Protect accounts by requiring 2FA
Even if an employee unknowingly gives away their login credentials during a phishing attack, there is much less chance of anything bad happening if you have two-factor authentication (2FA) in place for system logins. With 2FA, not only does someone need the username and password; they will also need a special code that has been sent to the employee’s phone. Unless the attacker has access to the phone, they won’t be able to log in. As the code only works for a few minutes, hackers won’t have time to make many guesses – especially if your firewall is set up to block users that make too many login errors in a short space of time.
Defend against internal email phishing
A major phishing scam over recent years and one aimed at businesses is to send fake internal emails that purport to come from senior staff.

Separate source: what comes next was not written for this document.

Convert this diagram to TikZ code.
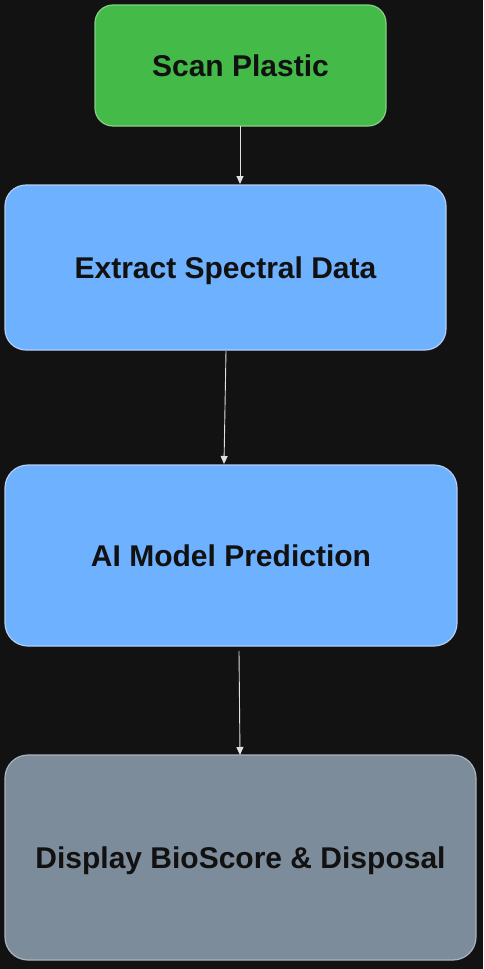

These often include instructions to carry out activities that put the company at risk. Some have even instructed finance teams to transfer funds to scammers accounts.
These risks can be avoided completely when a business makes use of email security certificates. Working in a similar way to SSL certificates, they authenticate that the sender of an email is genuine, whether that’s internal or external email, thus protecting employees, customers, suppliers and partners from phishing. They also encrypt email content so that it cannot be stolen.
With remote workers increasingly targeted by phishing attacks, it is vital that companies raise their level of protection. Hopefully, the suggestions discussed here can help you keep your remote workers more secure.